Plastic recycling rates stagnating or declining. Conventional plastic recycling rates have not improved despite years of effort; in some categories they’re declining. The “if recycled” climate advantage of plastic is becoming less applicable to actual packaging flows.

Carbon pricing in supply chain. Eco-modulation in state EPR fees, voluntary carbon-credit programs, and corporate scope-3 emissions reporting are starting to put dollar values on packaging carbon. This shifts the procurement economics toward lower-carbon substrates.

For B2B operators planning 5-year sustainability strategies, the directional read: compostable packaging’s carbon advantage will become more pronounced over time as the supporting infrastructure matures.

What “Done” Looks Like for Carbon-Conscious B2B Procurement

A B2B operator with mature carbon-conscious packaging procurement in 2026 has:

  • Material-mix decisions informed by lifecycle carbon analysis (bagasse-bias for fiber categories, PLA-bias for cold-application bioplastic categories)
  • Procurement file documenting expected carbon footprint per SKU under realistic end-of-life scenarios
  • Customer-facing communication using honest qualified claims rather than expansive hype
  • Composting infrastructure map for distribution markets to support end-of-life claims
  • Annual LCA review as evidence base evolves
  • Carbon footprint integrated with broader sustainability metrics (PFAS, regulatory compliance, renewable feedstock)
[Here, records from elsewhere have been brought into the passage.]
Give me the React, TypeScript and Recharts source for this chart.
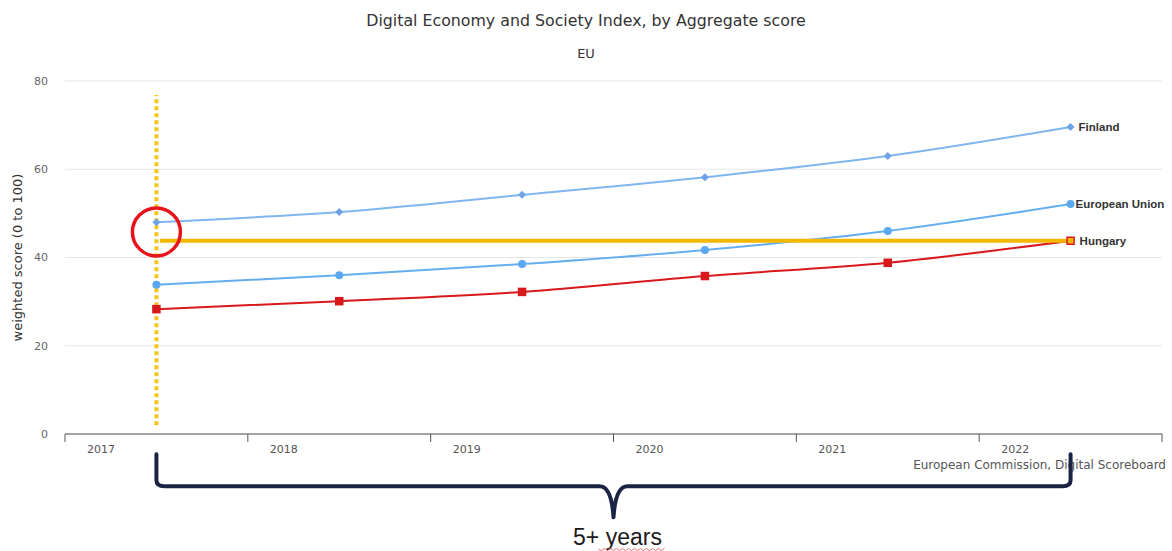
import { ComposedChart, Line, XAxis, YAxis, CartesianGrid, ReferenceLine, ReferenceDot } from 'recharts';

// DESI aggregate score, one value per year
const years = [2017, 2018, 2019, 2020, 2021, 2022];
const finland = [48.0, 50.3, 54.2, 58.2, 63.0, 69.6];
const eu = [33.8, 36.0, 38.5, 41.7, 46.0, 52.1];
const hungary = [28.3, 30.1, 32.2, 35.8, 38.8, 43.8];
const yTicks = [0, 20, 40, 60, 80];
const xTicks = [2017, 2018, 2019, 2020, 2021, 2022, 2023];

// annotation values
const markYear = 2017.5;
const endYear = 2022.5;
const hungaryNow = 43.8;
const circleAt = 45.8;

const FONT = '"DejaVu Sans", Verdana, sans-serif';
const LABEL_FONT = '"Liberation Sans", Arial, sans-serif';

// points sit in the middle of each year
const data = years.map((y, i) => ({
  x: y + 0.5,
  finland: finland[i],
  eu: eu[i],
  hungary: hungary[i],
}));

const last = years.length - 1;

function endLabel(name: string, dx: number) {
  return (p: any) =>
    p.index === last ? (
      <text x={p.x + dx} y={p.y} dy="0.35em" fontSize={11.5} fontWeight="bold" fill="#333" fontFamily={LABEL_FONT}>
        {name}
      </text>
    ) : null;
}

const diamond = (p: any) => (
  <path key={p.index} d={`M${p.cx},${p.cy - 4}L${p.cx + 4},${p.cy}L${p.cx},${p.cy + 4}L${p.cx - 4},${p.cy}Z`} fill="#6fa3e8" />
);
const circle = (p: any) => <circle key={p.index} cx={p.cx} cy={p.cy} r={4} fill="#5aa8ef" />;
// the last Hungary square sits under the yellow line, so its middle shows yellow
const square = (p: any) => (
  <rect
    key={p.index}
    x={p.cx - 3.5}
    y={p.cy - 3.5}
    width={7}
    height={7}
    fill={p.index === last ? '#f5b800' : '#d7191c'}
    stroke="#d7191c"
    strokeWidth={1.5}
  />
);

function XTick(p: any) {
  if (p.payload.value === 2023) return null;
  return (
    <text x={p.x + 36} y={p.y + 9} textAnchor="middle" fontSize={11} fill="#555" fontFamily={FONT}>
      {p.payload.value}
    </text>
  );
}

function Brace(p: any) {
  const { x1, x2, y1 } = p;
  const cx = (x1 + x2) / 2;
  const yh = y1 + 32;
  const tip = y1 + 63;
  const d = [
    `M${x1},${y1}`,
    `L${x1},${yh - 6}`,
    `Q${x1},${yh} ${x1 + 8},${yh}`,
    `L${cx - 14},${yh}`,
    `Q${cx - 2},${yh} ${cx},${tip}`,
    `Q${cx + 2},${yh} ${cx + 14},${yh}`,
    `L${x2 - 8},${yh}`,
    `Q${x2},${yh} ${x2},${yh - 6}`,
    `L${x2},${y1}`,
  ].join(' ');
  const wx0 = cx - 15;
  let wave = `M${wx0},${tip + 32}`;
  for (let i = 1; i <= 22; i++) wave += ` L${wx0 + i * 3},${tip + 32 + (i % 2 ? 1.2 : -0.8)}`;
  return (
    <g>
      <path d={d} fill="none" stroke="#1b2444" strokeWidth={4} strokeLinejoin="round" strokeLinecap="round" />
      <text x={cx + 4} y={tip + 28} textAnchor="middle" fontSize={23} fill="#1b1b1b" fontFamily='"Liberation Sans", Arial, sans-serif'>
        5+ years
      </text>
      <path d={wave} fill="none" stroke="#e07070" strokeWidth={1} />
    </g>
  );
}

export default function App() {
  return (
    <div style={{ position: 'absolute', left: 0, top: 0, width: 1172, height: 551, background: '#fff' }}>
      <div style={{ position: 'absolute', top: 11, width: 1172, textAlign: 'center', fontFamily: FONT, fontSize: 15.8, color: '#333' }}>
        Digital Economy and Society Index, by Aggregate score
      </div>
      <div style={{ position: 'absolute', top: 46, width: 1172, textAlign: 'center', fontFamily: FONT, fontSize: 13, color: '#333' }}>
        EU
      </div>
      <div style={{ position: 'absolute', top: 458, right: 6, fontFamily: FONT, fontSize: 12, color: '#555' }}>
        European Commission, Digital Scoreboard
      </div>
      <ComposedChart width={1172} height={551} data={data} margin={{ top: 81, right: 10, bottom: 0, left: 0 }}>
        <CartesianGrid vertical={false} stroke="#e6e6e6" />
        <XAxis
          dataKey="x"
          type="number"
          domain={[2017, 2023]}
          ticks={xTicks}
          height={117}
          stroke="#555"
          tickSize={8}
          tickMargin={2}
          tick={<XTick />}
          interval={0}
        />
        <YAxis
          type="number"
          domain={[0, 80]}
          ticks={yTicks}
          width={65}
          axisLine={false}
          tickLine={false}
          tickSize={0}
          tickMargin={17}
          tick={{ fontSize: 11, fill: '#666', fontFamily: FONT }}
          label={{
            value: 'weighted score (0 to 100)',
            angle: -90,
            position: 'insideLeft',
            dx: 12,
            style: { fontSize: 13, fill: '#333', fontFamily: FONT, textAnchor: 'middle' },
          }}
        />
        <Line dataKey="finland" type="monotone" stroke="#7fb6ee" strokeWidth={2} dot={diamond} isAnimationActive={false} label={endLabel('Finland', 8)} />
        <Line dataKey="eu" type="monotone" stroke="#64aef0" strokeWidth={2} dot={circle} isAnimationActive={false} label={endLabel('European Union', 5)} />
        <Line dataKey="hungary" type="monotone" stroke="#d7191c" strokeWidth={2} dot={square} isAnimationActive={false} label={endLabel('Hungary', 9)} />
        <ReferenceLine
          segment={[{ x: markYear + 0.02, y: hungaryNow }, { x: endYear - 0.01, y: hungaryNow }]}
          stroke="#f5b800"
          strokeWidth={4}
          ifOverflow="visible"
        />
        <ReferenceLine
          segment={[{ x: markYear, y: 2 }, { x: markYear, y: 76.8 }]}
          stroke="#f5c518"
          strokeWidth={4}
          strokeDasharray="4 3"
          ifOverflow="visible"
        />
        <ReferenceDot x={markYear} y={circleAt} r={24} fill="none" stroke="#e8141b" strokeWidth={3.5} ifOverflow="visible" />
        <ReferenceLine
          segment={[{ x: markYear, y: -4.6 }, { x: endYear, y: -4.6 }]}
          ifOverflow="visible"
          shape={(p: any) => <Brace {...p} />}
        />
      </ComposedChart>
    </div>
  );
}
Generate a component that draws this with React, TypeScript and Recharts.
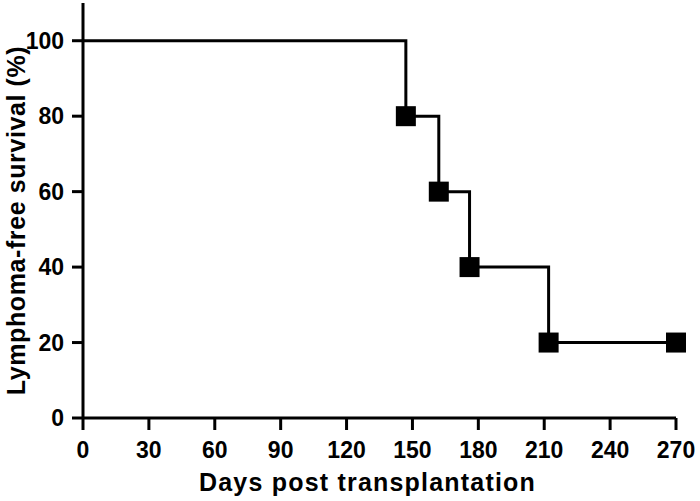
import React from 'react';
import { LineChart, Line, XAxis, YAxis, Label } from 'recharts';

const days = [0, 147, 162, 176, 212, 270];
const survival = [100, 80, 60, 40, 20, 20];
const xTicks = [0, 30, 60, 90, 120, 150, 180, 210, 240, 270];
const yTicks = [0, 20, 40, 60, 80, 100];

const data = days.map((d, i) => ({ day: d, survival: survival[i] }));

const FONT = '"Liberation Sans", Arial, Helvetica, sans-serif';

// filled square marker, skipped on the starting point
const SquareDot = (props: any) => {
  const { cx, cy, index } = props;
  if (index === 0 || cx == null || cy == null) return null;
  const s = 20;
  return <rect key={`dot-${index}`} x={cx - s / 2} y={cy - s / 2} width={s} height={s} fill="#000" />;
};

const YTitle = (props: any) => {
  const vb = props.viewBox || {};
  const x = 25;
  const y = vb.y + vb.height / 2 + 10;
  return (
    <text
      x={x}
      y={y}
      transform={`rotate(-90, ${x}, ${y})`}
      textAnchor="middle"
      fontFamily={FONT}
      fontWeight="bold"
      fontSize={25}
      letterSpacing={0.6}
      fill="#000"
    >
      Lymphoma-free survival (%)
    </text>
  );
};

const XTitle = (props: any) => {
  const vb = props.viewBox || {};
  const x = vb.x + vb.width / 2 - 12;
  const y = 491;
  return (
    <text x={x} y={y} textAnchor="middle" fontFamily={FONT} fontWeight="bold" fontSize={25} letterSpacing={1.2} fill="#000">
      Days post transplantation
    </text>
  );
};

const tickStyle = { fill: '#000', fontSize: 23, fontWeight: 'bold' as const, fontFamily: FONT };

export default function App() {
  return (
    <div style={{ position: 'absolute', left: 0, top: 0, width: 700, height: 501, background: '#fff' }}>
      <LineChart width={700} height={501} data={data} margin={{ top: 3, right: 24, left: 0, bottom: 0 }}>
        <XAxis
          dataKey="day"
          type="number"
          domain={[0, 270]}
          ticks={xTicks}
          interval={0}
          height={83}
          tickSize={12}
          tickMargin={12}
          axisLine={{ stroke: '#000', strokeWidth: 3 }}
          tickLine={{ stroke: '#000', strokeWidth: 3 }}
          tick={tickStyle}
        >
          <Label content={<XTitle />} />
        </XAxis>
        <YAxis
          type="number"
          domain={[0, 110]}
          ticks={yTicks}
          interval={0}
          width={83}
          tickSize={11}
          tickMargin={8}
          axisLine={{ stroke: '#000', strokeWidth: 3 }}
          tickLine={{ stroke: '#000', strokeWidth: 3 }}
          tick={tickStyle}
        >
          <Label content={<YTitle />} />
        </YAxis>
        <Line
          type="stepAfter"
          dataKey="survival"
          stroke="#000"
          strokeWidth={3}
          dot={<SquareDot />}
          activeDot={false}
          isAnimationActive={false}
        />
      </LineChart>
    </div>
  );
}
Across compostable food containers, bowls, cups and straws, paper hot cups, bags, tableware, and the broader compostable food containers range, the carbon footprint posture is generally favorable to compostable alternatives — particularly for bagasse-fiber-based products and particularly when end-of-life composting actually happens.

The full LCA context across compostable, recyclable, and reusable pathways is in our lifecycle assessment guide. The end-of-life infrastructure context is in our industrial composting access map. The materials landscape that determines carbon performance per SKU is in our PLA vs PHA vs bagasse materials guide.
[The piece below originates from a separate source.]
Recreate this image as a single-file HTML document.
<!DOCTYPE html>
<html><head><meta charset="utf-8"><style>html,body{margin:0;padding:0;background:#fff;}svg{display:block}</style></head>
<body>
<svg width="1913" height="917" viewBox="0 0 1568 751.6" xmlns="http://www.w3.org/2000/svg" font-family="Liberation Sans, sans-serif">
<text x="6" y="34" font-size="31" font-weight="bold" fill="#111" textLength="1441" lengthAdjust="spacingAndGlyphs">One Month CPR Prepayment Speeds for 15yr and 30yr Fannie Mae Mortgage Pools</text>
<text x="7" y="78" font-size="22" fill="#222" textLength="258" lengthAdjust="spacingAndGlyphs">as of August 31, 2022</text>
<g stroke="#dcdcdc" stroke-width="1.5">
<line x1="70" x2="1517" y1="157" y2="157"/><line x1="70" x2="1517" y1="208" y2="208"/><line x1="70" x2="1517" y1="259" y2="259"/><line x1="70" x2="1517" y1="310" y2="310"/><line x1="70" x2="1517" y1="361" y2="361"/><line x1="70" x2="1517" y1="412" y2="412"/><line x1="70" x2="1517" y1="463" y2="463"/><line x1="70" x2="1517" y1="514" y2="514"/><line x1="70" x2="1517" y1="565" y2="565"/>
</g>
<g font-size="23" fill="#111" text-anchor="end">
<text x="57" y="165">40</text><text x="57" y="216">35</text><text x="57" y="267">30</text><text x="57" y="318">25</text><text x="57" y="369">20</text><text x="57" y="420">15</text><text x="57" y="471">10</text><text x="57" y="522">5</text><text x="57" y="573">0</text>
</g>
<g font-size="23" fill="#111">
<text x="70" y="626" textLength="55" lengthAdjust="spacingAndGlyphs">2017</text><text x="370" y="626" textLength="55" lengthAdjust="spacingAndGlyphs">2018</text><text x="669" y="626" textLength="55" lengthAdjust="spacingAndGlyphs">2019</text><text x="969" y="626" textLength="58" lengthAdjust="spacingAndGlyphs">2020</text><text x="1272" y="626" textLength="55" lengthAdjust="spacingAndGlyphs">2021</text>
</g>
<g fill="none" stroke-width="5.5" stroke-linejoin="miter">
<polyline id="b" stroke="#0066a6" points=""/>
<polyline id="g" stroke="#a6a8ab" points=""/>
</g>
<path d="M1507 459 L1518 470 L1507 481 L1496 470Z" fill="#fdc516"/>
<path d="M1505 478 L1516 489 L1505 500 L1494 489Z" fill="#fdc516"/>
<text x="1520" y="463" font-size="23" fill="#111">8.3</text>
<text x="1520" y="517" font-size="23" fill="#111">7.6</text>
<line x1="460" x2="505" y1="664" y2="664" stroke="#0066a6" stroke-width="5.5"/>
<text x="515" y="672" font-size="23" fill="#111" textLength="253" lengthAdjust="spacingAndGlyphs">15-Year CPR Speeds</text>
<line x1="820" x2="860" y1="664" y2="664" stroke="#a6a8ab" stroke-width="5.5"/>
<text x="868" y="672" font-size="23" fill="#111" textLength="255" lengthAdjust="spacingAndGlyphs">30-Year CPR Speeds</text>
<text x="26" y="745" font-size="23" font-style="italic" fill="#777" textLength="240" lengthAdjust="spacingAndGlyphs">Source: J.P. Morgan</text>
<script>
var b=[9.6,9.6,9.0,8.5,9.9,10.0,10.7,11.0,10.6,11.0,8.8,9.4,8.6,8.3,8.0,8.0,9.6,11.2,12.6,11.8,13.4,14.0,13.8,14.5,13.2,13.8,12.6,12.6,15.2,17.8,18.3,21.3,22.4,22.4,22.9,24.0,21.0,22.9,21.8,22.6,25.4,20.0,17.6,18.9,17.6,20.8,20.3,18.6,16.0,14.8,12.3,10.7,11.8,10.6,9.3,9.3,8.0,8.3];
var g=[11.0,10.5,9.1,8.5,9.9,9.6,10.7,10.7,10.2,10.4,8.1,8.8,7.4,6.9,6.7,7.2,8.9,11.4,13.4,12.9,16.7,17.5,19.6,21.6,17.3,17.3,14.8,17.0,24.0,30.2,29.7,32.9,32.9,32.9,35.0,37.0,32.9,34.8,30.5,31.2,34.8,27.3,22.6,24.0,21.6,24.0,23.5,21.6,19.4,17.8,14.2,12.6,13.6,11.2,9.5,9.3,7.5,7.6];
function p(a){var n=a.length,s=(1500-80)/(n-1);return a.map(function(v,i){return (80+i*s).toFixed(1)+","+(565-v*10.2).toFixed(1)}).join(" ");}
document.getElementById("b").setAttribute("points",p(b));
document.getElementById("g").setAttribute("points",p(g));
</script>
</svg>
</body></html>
For brands with sustainability claims that need to survive ESG due diligence, regulatory scrutiny, and customer questioning, the data-backed honest framework above is the path to credible carbon communication. The opposite path — expansive hype claims that don’t survive analysis — creates short-term marketing buzz and long-term brand-credibility problems when the gap between claim and reality becomes visible.

The carbon math for compostable vs conventional plastic packaging is genuinely favorable in most realistic scenarios — but the “favorable” is conditional on appropriate material choice and end-of-life infrastructure, not universal across every substrate and every market. Communicate the conditional reality honestly, and the carbon story holds up. Communicate it as universal, and it doesn’t.

Verifying claims at the SKU level: ask suppliers for a current Biodegradable Products Institute (BPI) certificate or an OK Compost mark from TÜV Austria, and check that retail-facing copy meets the FTC Green Guides qualifier requirement on environmental claims.